** PROVIDED MATERIAL **

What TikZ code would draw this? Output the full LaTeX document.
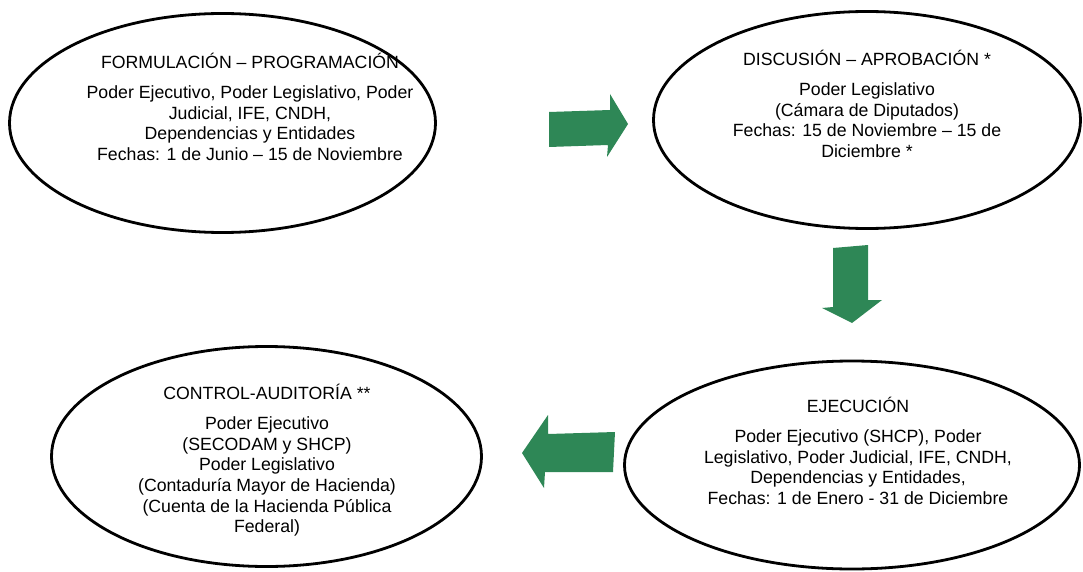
\documentclass[tikz,border=0pt]{standalone}
\usepackage{fontspec}
\setmainfont{Liberation Sans}
\usetikzlibrary{shapes.geometric}
\definecolor{agreen}{RGB}{46,135,86}
\begin{document}
\begin{tikzpicture}[x=1pt,y=-1pt,
  stage/.style={draw=black, line width=2.8pt, ellipse, inner sep=0pt},
  txt/.style={align=center, font=\fontsize{17.7}{20.7}\selectfont, inner sep=0pt},
  blockarrow/.style={fill=agreen, draw=none}]
\useasboundingbox (0,0) rectangle (1083,572);
% stages
\node[stage, minimum width=426pt, minimum height=219pt] (e1) at (222.5,123) {};
\node[stage, minimum width=427pt, minimum height=217pt] (e2) at (867,120) {};
\node[stage, minimum width=430pt, minimum height=220pt] (e3) at (266.5,456.5) {};
\node[stage, minimum width=455pt, minimum height=208pt] (e4) at (852,465) {};
% texts
\node[txt] (t1) at (250,107) {FORMULACIÓN – PROGRAMACIÓN\\[9pt]Poder Ejecutivo, Poder Legislativo, Poder\\Judicial, IFE, CNDH,\\Dependencias y Entidades\\Fechas: 1 de Junio – 15 de Noviembre};
\node[txt] (t2) at (867,104) {DISCUSIÓN – APROBACIÓN *\\[9pt]Poder Legislativo\\(Cámara de Diputados)\\Fechas: 15 de Noviembre – 15 de\\Diciembre *};
\node[txt] (t3) at (267,460.5) {CONTROL-AUDITORÍA **\\[9pt]Poder Ejecutivo\\(SECODAM y SHCP)\\Poder Legislativo\\(Contaduría Mayor de Hacienda)\\(Cuenta de la Hacienda Pública\\Federal)};
\node[txt] (t4) at (858,451) {EJECUCIÓN\\[9pt]Poder Ejecutivo (SHCP), Poder\\Legislativo, Poder Judicial, IFE, CNDH,\\Dependencias y Entidades,\\Fechas: 1 de Enero - 31 de Diciembre};
% block arrows
\fill[blockarrow] (549,112) -- (610,110) -- (610,94) -- (628,124) -- (607,157) -- (608,145) -- (549,147) -- cycle;
\fill[blockarrow] (833,248) -- (868,245) -- (868,300) -- (882,300) -- (852,323) -- (822,308) -- (833,307) -- cycle;
\fill[blockarrow] (615,432) -- (548,434) -- (548,415) -- (522,453) -- (544,488) -- (545,472) -- (613,472) -- cycle;
\end{tikzpicture}
\end{document}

** WHAT YOU WILL DO **
Transcribe all the data word for word; the images stay out.

** WRITTEN SOLUTION **
What TikZ code would draw this? Output the full LaTeX document.
\documentclass[tikz,border=0pt]{standalone}
\usepackage{fontspec}
\setmainfont{Liberation Sans}
\usetikzlibrary{shapes.geometric}
\definecolor{agreen}{RGB}{46,135,86}
\begin{document}
\begin{tikzpicture}[x=1pt,y=-1pt,
  stage/.style={draw=black, line width=2.8pt, ellipse, inner sep=0pt},
  txt/.style={align=center, font=\fontsize{17.7}{20.7}\selectfont, inner sep=0pt},
  blockarrow/.style={fill=agreen, draw=none}]
\useasboundingbox (0,0) rectangle (1083,572);
% stages
\node[stage, minimum width=426pt, minimum height=219pt] (e1) at (222.5,123) {};
\node[stage, minimum width=427pt, minimum height=217pt] (e2) at (867,120) {};
\node[stage, minimum width=430pt, minimum height=220pt] (e3) at (266.5,456.5) {};
\node[stage, minimum width=455pt, minimum height=208pt] (e4) at (852,465) {};
% texts
\node[txt] (t1) at (250,107) {FORMULACIÓN – PROGRAMACIÓN\\[9pt]Poder Ejecutivo, Poder Legislativo, Poder\\Judicial, IFE, CNDH,\\Dependencias y Entidades\\Fechas: 1 de Junio – 15 de Noviembre};
\node[txt] (t2) at (867,104) {DISCUSIÓN – APROBACIÓN *\\[9pt]Poder Legislativo\\(Cámara de Diputados)\\Fechas: 15 de Noviembre – 15 de\\Diciembre *};
\node[txt] (t3) at (267,460.5) {CONTROL-AUDITORÍA **\\[9pt]Poder Ejecutivo\\(SECODAM y SHCP)\\Poder Legislativo\\(Contaduría Mayor de Hacienda)\\(Cuenta de la Hacienda Pública\\Federal)};
\node[txt] (t4) at (858,451) {EJECUCIÓN\\[9pt]Poder Ejecutivo (SHCP), Poder\\Legislativo, Poder Judicial, IFE, CNDH,\\Dependencias y Entidades,\\Fechas: 1 de Enero - 31 de Diciembre};
% block arrows
\fill[blockarrow] (549,112) -- (610,110) -- (610,94) -- (628,124) -- (607,157) -- (608,145) -- (549,147) -- cycle;
\fill[blockarrow] (833,248) -- (868,245) -- (868,300) -- (882,300) -- (852,323) -- (822,308) -- (833,307) -- cycle;
\fill[blockarrow] (615,432) -- (548,434) -- (548,415) -- (522,453) -- (544,488) -- (545,472) -- (613,472) -- cycle;
\end{tikzpicture}
\end{document}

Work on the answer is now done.